_TASK PROMPT:_ Quote the listing below in its entirety, omitting every image.
------------------------------------------------------------------------
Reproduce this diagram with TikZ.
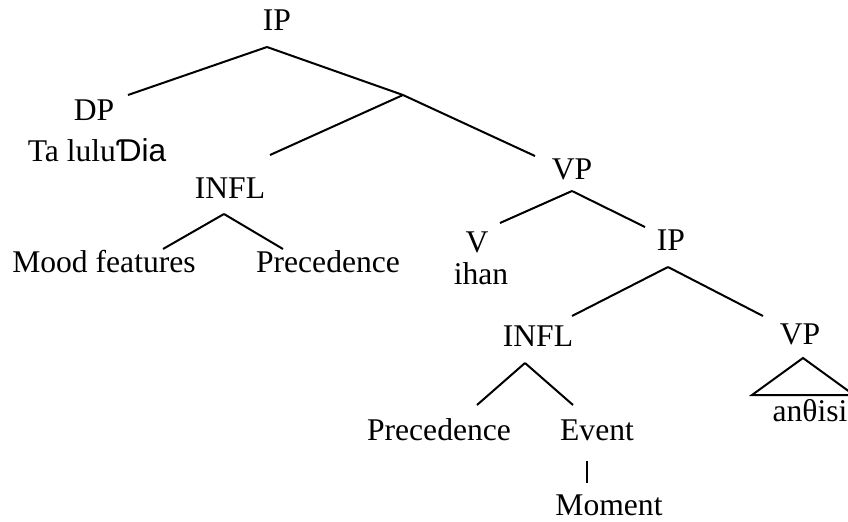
\documentclass[tikz,border=0pt]{standalone}
\usepackage{fontspec}
\setmainfont{Liberation Serif}
\newfontfamily\hookfont{Liberation Sans}
\usetikzlibrary{positioning}

\begin{document}
\begin{tikzpicture}[x=0.5pt,y=-0.5pt,
	every node/.style={font=\fontsize{15.8}{18}\selectfont,inner sep=0pt},
	branch/.style={line width=1pt}]
	\useasboundingbox (0,0) rectangle (848,521);
	% labels
	\node (ip1)   at (277,20)  {IP};
	\node (dp)    at (94,110)  {DP};
	\node (dpw)   at (97,150)  {Ta lulu{\hookfont Ɗia}};
	\node (infl1) at (230,188) {INFL};
	\node (mood)  at (104,262) {Mood features};
	\node (prec1) at (328,262) {Precedence};
	\node (vp1)   at (572,169) {VP};
	\node (v)     at (477,242) {V};
	\node (ihan)  at (481,274) {ihan};
	\node (ip2)   at (671,240) {IP};
	\node (infl2) at (538,336) {INFL};
	\node (vp2)   at (800,334) {VP};
	\node (anth)  at (810,411) {anθisi};
	\node (prec2) at (439,430) {Precedence};
	\node (event) at (597,430) {Event};
	\node (mom)   at (609,505) {Moment};
	% branch points
	\coordinate (ip1t) at (267,47);
	\coordinate (dpt)  at (128,95);
	\coordinate (ibar) at (403,95);
	\coordinate (i1t)  at (270,155);
	\coordinate (v1t)  at (535,156);
	\coordinate (i1b)  at (224,214);
	\coordinate (mdt)  at (163,249);
	\coordinate (p1t)  at (283,249);
	\coordinate (v1b)  at (572,191);
	\coordinate (vt)   at (500,223);
	\coordinate (ip2t) at (645,227);
	\coordinate (ip2b) at (668,267);
	\coordinate (i2t)  at (572,316);
	\coordinate (v2t)  at (763,316);
	\coordinate (i2b)  at (525,363);
	\coordinate (p2t)  at (477,405);
	\coordinate (evt)  at (573,405);
	\coordinate (evb)  at (587,461);
	\coordinate (mot)  at (587,483);
	\coordinate (tri)  at (803,358);
	\coordinate (tril) at (752,395);
	\coordinate (trir) at (854,395);
	
	\path[branch]
	(ip1t) edge (dpt)
	edge (ibar)
	(ibar) edge (i1t)
	edge (v1t)
	(i1b) edge (mdt)
	edge (p1t)
	(v1b) edge (vt)
	edge (ip2t)
	(ip2b) edge (i2t)
	edge (v2t)
	(i2b) edge (p2t)
	edge (evt)
	(evb) edge (mot);
	\draw[branch] (tri) -- (tril) -- (trir) -- cycle;
\end{tikzpicture}
\end{document}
------------------------------------------------------------------------
_RESULT FOR THIS EXERCISE:_
Reproduce this diagram with TikZ.
\documentclass[tikz,border=0pt]{standalone}
\usepackage{fontspec}
\setmainfont{Liberation Serif}
\newfontfamily\hookfont{Liberation Sans}
\usetikzlibrary{positioning}

\begin{document}
\begin{tikzpicture}[x=0.5pt,y=-0.5pt,
	every node/.style={font=\fontsize{15.8}{18}\selectfont,inner sep=0pt},
	branch/.style={line width=1pt}]
	\useasboundingbox (0,0) rectangle (848,521);
	% labels
	\node (ip1)   at (277,20)  {IP};
	\node (dp)    at (94,110)  {DP};
	\node (dpw)   at (97,150)  {Ta lulu{\hookfont Ɗia}};
	\node (infl1) at (230,188) {INFL};
	\node (mood)  at (104,262) {Mood features};
	\node (prec1) at (328,262) {Precedence};
	\node (vp1)   at (572,169) {VP};
	\node (v)     at (477,242) {V};
	\node (ihan)  at (481,274) {ihan};
	\node (ip2)   at (671,240) {IP};
	\node (infl2) at (538,336) {INFL};
	\node (vp2)   at (800,334) {VP};
	\node (anth)  at (810,411) {anθisi};
	\node (prec2) at (439,430) {Precedence};
	\node (event) at (597,430) {Event};
	\node (mom)   at (609,505) {Moment};
	% branch points
	\coordinate (ip1t) at (267,47);
	\coordinate (dpt)  at (128,95);
	\coordinate (ibar) at (403,95);
	\coordinate (i1t)  at (270,155);
	\coordinate (v1t)  at (535,156);
	\coordinate (i1b)  at (224,214);
	\coordinate (mdt)  at (163,249);
	\coordinate (p1t)  at (283,249);
	\coordinate (v1b)  at (572,191);
	\coordinate (vt)   at (500,223);
	\coordinate (ip2t) at (645,227);
	\coordinate (ip2b) at (668,267);
	\coordinate (i2t)  at (572,316);
	\coordinate (v2t)  at (763,316);
	\coordinate (i2b)  at (525,363);
	\coordinate (p2t)  at (477,405);
	\coordinate (evt)  at (573,405);
	\coordinate (evb)  at (587,461);
	\coordinate (mot)  at (587,483);
	\coordinate (tri)  at (803,358);
	\coordinate (tril) at (752,395);
	\coordinate (trir) at (854,395);
	
	\path[branch]
	(ip1t) edge (dpt)
	edge (ibar)
	(ibar) edge (i1t)
	edge (v1t)
	(i1b) edge (mdt)
	edge (p1t)
	(v1b) edge (vt)
	edge (ip2t)
	(ip2b) edge (i2t)
	edge (v2t)
	(i2b) edge (p2t)
	edge (evt)
	(evb) edge (mot);
	\draw[branch] (tri) -- (tril) -- (trir) -- cycle;
\end{tikzpicture}
\end{document}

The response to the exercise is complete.